:: Written request ::
Repeat each line of the material below exactly as it appears, minus any pictures.

+ + + +

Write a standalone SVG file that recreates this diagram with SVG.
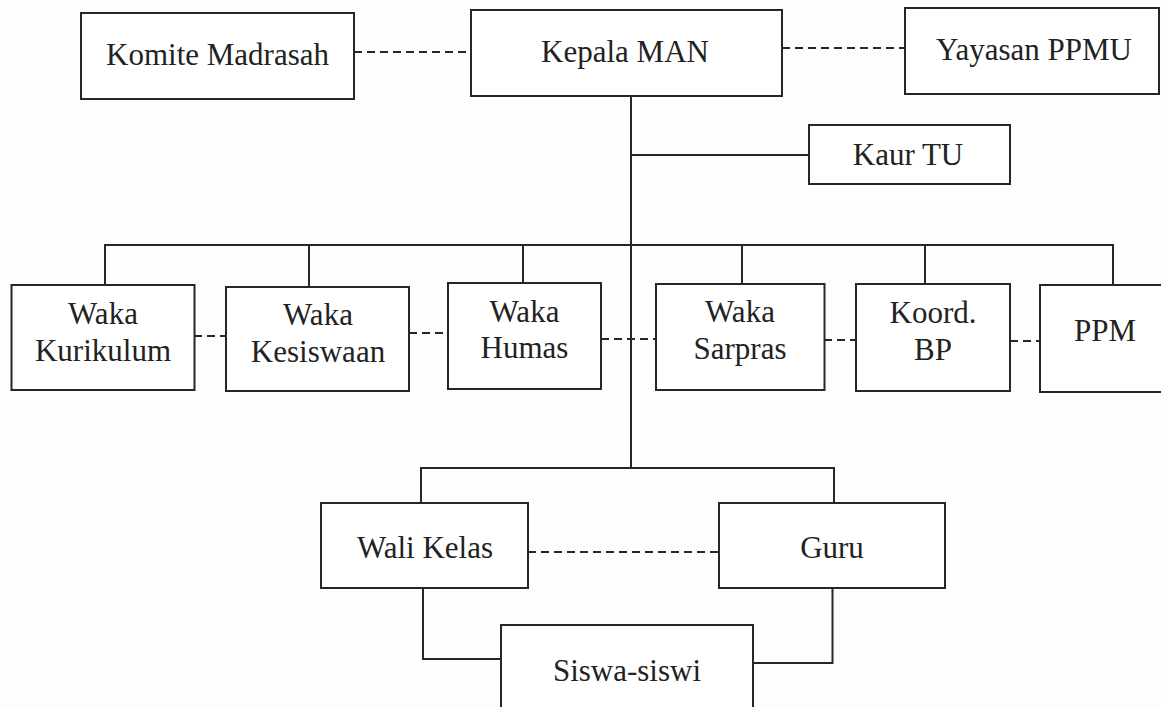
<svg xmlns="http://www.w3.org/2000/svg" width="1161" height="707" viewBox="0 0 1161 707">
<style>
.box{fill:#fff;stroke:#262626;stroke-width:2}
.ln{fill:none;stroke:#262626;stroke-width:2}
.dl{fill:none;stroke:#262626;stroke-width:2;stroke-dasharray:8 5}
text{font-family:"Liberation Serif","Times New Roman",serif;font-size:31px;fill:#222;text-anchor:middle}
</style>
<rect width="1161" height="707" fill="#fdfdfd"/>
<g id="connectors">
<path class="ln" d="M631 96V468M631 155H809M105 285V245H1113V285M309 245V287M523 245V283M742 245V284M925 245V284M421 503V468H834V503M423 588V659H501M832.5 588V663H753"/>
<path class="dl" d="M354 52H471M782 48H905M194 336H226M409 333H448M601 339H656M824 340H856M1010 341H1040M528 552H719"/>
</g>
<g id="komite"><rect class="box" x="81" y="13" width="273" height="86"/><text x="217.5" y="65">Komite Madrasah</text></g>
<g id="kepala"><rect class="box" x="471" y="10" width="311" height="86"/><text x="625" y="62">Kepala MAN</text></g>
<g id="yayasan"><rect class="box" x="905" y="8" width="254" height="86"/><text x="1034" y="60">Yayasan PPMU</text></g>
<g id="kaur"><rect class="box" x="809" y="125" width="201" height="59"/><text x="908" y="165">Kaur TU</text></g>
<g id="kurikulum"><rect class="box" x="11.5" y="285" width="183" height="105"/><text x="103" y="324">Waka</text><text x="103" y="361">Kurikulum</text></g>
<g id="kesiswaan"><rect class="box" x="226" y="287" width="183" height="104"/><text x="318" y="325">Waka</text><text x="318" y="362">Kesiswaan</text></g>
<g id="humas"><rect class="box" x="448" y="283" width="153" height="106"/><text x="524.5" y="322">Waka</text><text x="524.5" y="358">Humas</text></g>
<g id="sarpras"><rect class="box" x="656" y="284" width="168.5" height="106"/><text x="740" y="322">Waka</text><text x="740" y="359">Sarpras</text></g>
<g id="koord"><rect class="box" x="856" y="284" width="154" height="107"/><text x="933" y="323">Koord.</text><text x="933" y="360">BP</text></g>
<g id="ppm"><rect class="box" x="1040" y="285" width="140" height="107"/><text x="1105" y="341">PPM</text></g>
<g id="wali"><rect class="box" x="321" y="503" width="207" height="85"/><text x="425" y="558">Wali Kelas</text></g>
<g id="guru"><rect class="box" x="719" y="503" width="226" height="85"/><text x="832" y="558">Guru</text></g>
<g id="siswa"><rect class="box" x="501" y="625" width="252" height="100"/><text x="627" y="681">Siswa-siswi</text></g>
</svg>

+ + + +

:: Expected answer ::
Write a standalone SVG file that recreates this diagram with SVG.
<svg xmlns="http://www.w3.org/2000/svg" width="1161" height="707" viewBox="0 0 1161 707">
<style>
.box{fill:#fff;stroke:#262626;stroke-width:2}
.ln{fill:none;stroke:#262626;stroke-width:2}
.dl{fill:none;stroke:#262626;stroke-width:2;stroke-dasharray:8 5}
text{font-family:"Liberation Serif","Times New Roman",serif;font-size:31px;fill:#222;text-anchor:middle}
</style>
<rect width="1161" height="707" fill="#fdfdfd"/>
<g id="connectors">
<path class="ln" d="M631 96V468M631 155H809M105 285V245H1113V285M309 245V287M523 245V283M742 245V284M925 245V284M421 503V468H834V503M423 588V659H501M832.5 588V663H753"/>
<path class="dl" d="M354 52H471M782 48H905M194 336H226M409 333H448M601 339H656M824 340H856M1010 341H1040M528 552H719"/>
</g>
<g id="komite"><rect class="box" x="81" y="13" width="273" height="86"/><text x="217.5" y="65">Komite Madrasah</text></g>
<g id="kepala"><rect class="box" x="471" y="10" width="311" height="86"/><text x="625" y="62">Kepala MAN</text></g>
<g id="yayasan"><rect class="box" x="905" y="8" width="254" height="86"/><text x="1034" y="60">Yayasan PPMU</text></g>
<g id="kaur"><rect class="box" x="809" y="125" width="201" height="59"/><text x="908" y="165">Kaur TU</text></g>
<g id="kurikulum"><rect class="box" x="11.5" y="285" width="183" height="105"/><text x="103" y="324">Waka</text><text x="103" y="361">Kurikulum</text></g>
<g id="kesiswaan"><rect class="box" x="226" y="287" width="183" height="104"/><text x="318" y="325">Waka</text><text x="318" y="362">Kesiswaan</text></g>
<g id="humas"><rect class="box" x="448" y="283" width="153" height="106"/><text x="524.5" y="322">Waka</text><text x="524.5" y="358">Humas</text></g>
<g id="sarpras"><rect class="box" x="656" y="284" width="168.5" height="106"/><text x="740" y="322">Waka</text><text x="740" y="359">Sarpras</text></g>
<g id="koord"><rect class="box" x="856" y="284" width="154" height="107"/><text x="933" y="323">Koord.</text><text x="933" y="360">BP</text></g>
<g id="ppm"><rect class="box" x="1040" y="285" width="140" height="107"/><text x="1105" y="341">PPM</text></g>
<g id="wali"><rect class="box" x="321" y="503" width="207" height="85"/><text x="425" y="558">Wali Kelas</text></g>
<g id="guru"><rect class="box" x="719" y="503" width="226" height="85"/><text x="832" y="558">Guru</text></g>
<g id="siswa"><rect class="box" x="501" y="625" width="252" height="100"/><text x="627" y="681">Siswa-siswi</text></g>
</svg>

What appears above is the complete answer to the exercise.